By the 1970s we started taking note of this enduring lifespan, notably with single-use plastics and their persistent presence in landfills and micro plastics' presence in the planet’s natural ecosystems. The industry’s dependency on fossil fuels and the resulting Greenhouse gas emissions also raised an eyebrow.

 

Once a celebrated, innovative milestone for humankind, we’re feeling some shame for our dependency on plastic. Plastic straws are being replaced with paper, ‘retro’ brown paper grocery bags are back in select stores and plastic water bottles evoke side-eye and judgment from the masses. Even Rocky View Schools discourages parents from packing lunches with excessive packaging.

 

Last Friday (Jan. 31) the national grocery chain Sobey’s banned plastic bags from their stores across Canada.

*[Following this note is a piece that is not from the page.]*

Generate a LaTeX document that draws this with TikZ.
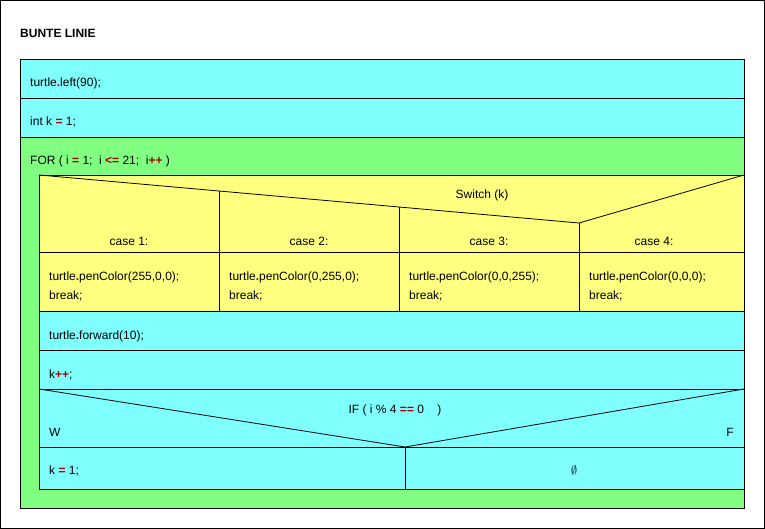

It’s likely other chains will follow, but not before Canadians start stocking their homes with store-bought plastic to use for their household garbage and other storage needs.

 

While we’ve all grown up with the stuff, it’s difficult to break ties with it completely. Baby steps. We might eventually get used to soggy straws, remembering our fabric grocery bags on every shopping trip, limp plastic-free veggies that we pull from our fridge or washing out our kid’s reusable bags from their lunches daily.

 

As consumers, it would be gratifying to feel supported by manufacturers who also do their best to eliminate plastic from their excessive packaging. Maybe it’s long overdue for our government to step in and offer incentives for companies who practice restraint with limited packing.

 

Together we can progress away from Mr. McGuire’s “great future” in plastics.